Exercise prompt: Copy from the first line below down to and including the line with "ax = fig.add_axes([0.0906, 0.3825, 0.8914, 0.3795])". Skip the pictures.

-- Start Records supplied --

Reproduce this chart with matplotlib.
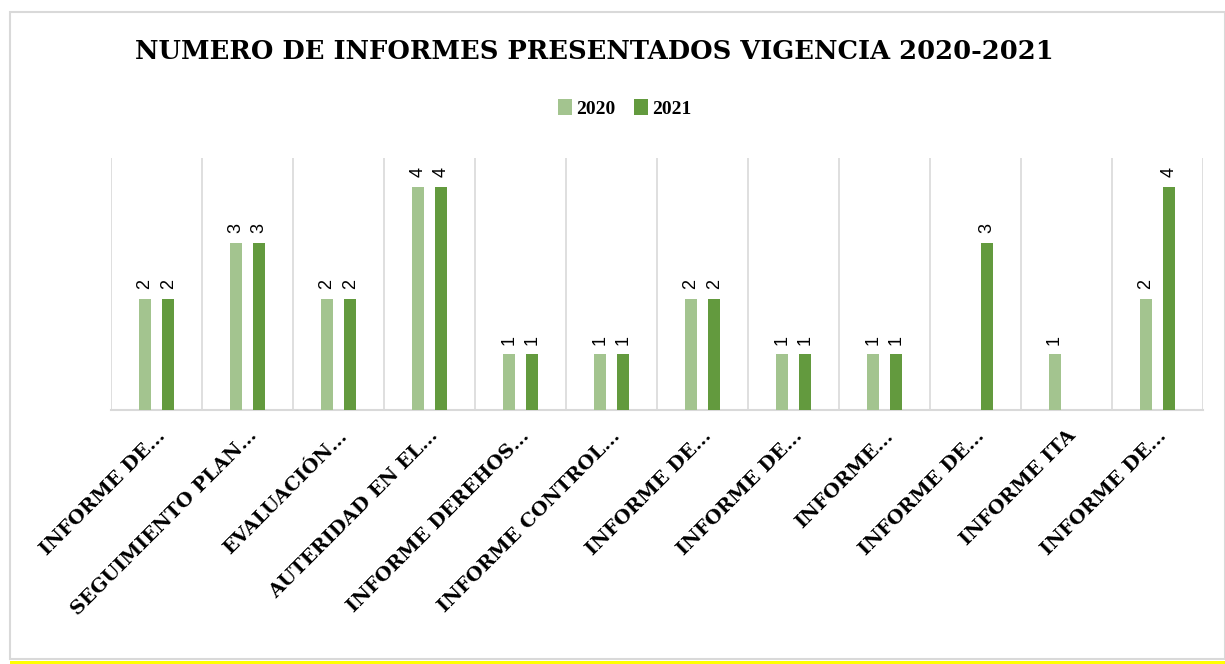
import numpy as np
import matplotlib.pyplot as plt
from matplotlib.patches import Rectangle

# categories (truncated as in the source chart)
categories = ["INFORME DE…", "SEGUIMIENTO PLAN…", "EVALUACIÓN…", "AUTERIDAD EN EL…",
              "INFORME DEREHOS…", "INFORME CONTROL…", "INFORME DE…", "INFORME DE…",
              "INFORME…", "INFORME DE…", "INFORME ITA", "INFORME DE…"]
v2020 = [2, 3, 2, 4, 1, 1, 2, 1, 1, None, 1, 2]
v2021 = [2, 3, 2, 4, 1, 1, 2, 1, 1, 3, None, 4]
series_names = ["2020", "2021"]
colors = ["#a3c48f", "#639a3e"]

fig = plt.figure(figsize=(12.25, 6.64), dpi=100)
ax = fig.add_axes([0.0906, 0.3825, 0.8914, 0.3795])

x = np.arange(len(categories))
w = 0.13
for vals, off, c, name in [(v2020, -0.13, colors[0], series_names[0]), (v2021, 0.13, colors[1], series_names[1])]:
    h = [0 if v is None else v for v in vals]
    bars = ax.bar(x + off, h, width=w, color=c, label=name, zorder=3)
    for b, v in zip(bars, vals):
        if v is None:
            continue
        ax.annotate(str(v), (b.get_x() + b.get_width() / 2, v), xytext=(0, 7),
                    textcoords="offset points", ha="center", va="bottom",
                    rotation=90, fontsize=13, family="Liberation Sans")

ax.set_xlim(-0.5, len(categories) - 0.5)
ax.set_ylim(0, 4.52)
ax.set_yticks([])
for b in np.arange(-0.5, len(categories), 1.0):
    ax.axvline(b, color="#d9d9d9", lw=1.2, zorder=1)
for s in ["top", "right", "left"]:
    ax.spines[s].set_visible(False)
ax.spines["bottom"].set_color("#d9d9d9")
ax.spines["bottom"].set_linewidth(1.5)

ax.set_xticks(x)
ax.set_xticklabels(categories, rotation=45, ha="right", rotation_mode="anchor",
                   fontsize=14, fontweight="bold", family="DejaVu Serif")
ax.tick_params(axis="x", length=0, pad=12)

fig.text(0.485, 0.923, "NUMERO DE INFORMES PRESENTADOS VIGENCIA 2020-2021",
         ha="center", va="center", fontsize=18.5, fontweight="bold", family="DejaVu Serif")
fig.legend(loc="center", bbox_to_anchor=(0.51, 0.837), ncol=2, frameon=False,
           prop={"family": "Liberation Serif", "weight": "bold", "size": 14},
           handlelength=0.7, handleheight=0.9, handletextpad=0.2, columnspacing=1.0)

# outer frame and yellow strip at the bottom
fig.patches.append(Rectangle((10 / 1225, 5 / 664), 1 - 10 / 1225, 647 / 664, transform=fig.transFigure,
                             fill=False, edgecolor="#d9d9d9", lw=1.5))
fig.patches.append(Rectangle((10 / 1225, 0), 1, 3.5 / 664, transform=fig.transFigure,
                             color="#ffff00", lw=0))

fig.savefig("out.png", dpi=100)
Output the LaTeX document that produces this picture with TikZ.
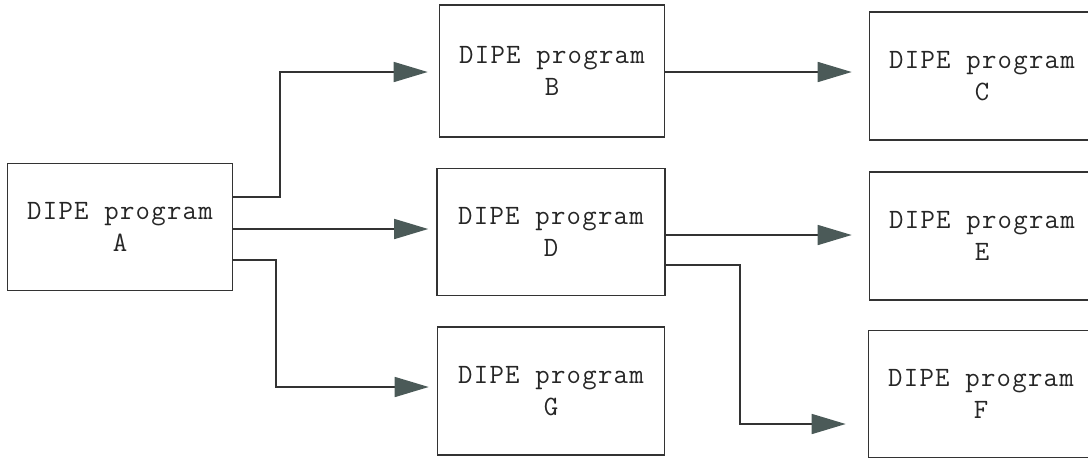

-- End Records supplied --

The answer:
Reproduce this chart with matplotlib.
import numpy as np
import matplotlib.pyplot as plt
from matplotlib.patches import Rectangle

# categories (truncated as in the source chart)
categories = ["INFORME DE…", "SEGUIMIENTO PLAN…", "EVALUACIÓN…", "AUTERIDAD EN EL…",
              "INFORME DEREHOS…", "INFORME CONTROL…", "INFORME DE…", "INFORME DE…",
              "INFORME…", "INFORME DE…", "INFORME ITA", "INFORME DE…"]
v2020 = [2, 3, 2, 4, 1, 1, 2, 1, 1, None, 1, 2]
v2021 = [2, 3, 2, 4, 1, 1, 2, 1, 1, 3, None, 4]
series_names = ["2020", "2021"]
colors = ["#a3c48f", "#639a3e"]

fig = plt.figure(figsize=(12.25, 6.64), dpi=100)
ax = fig.add_axes([0.0906, 0.3825, 0.8914, 0.3795])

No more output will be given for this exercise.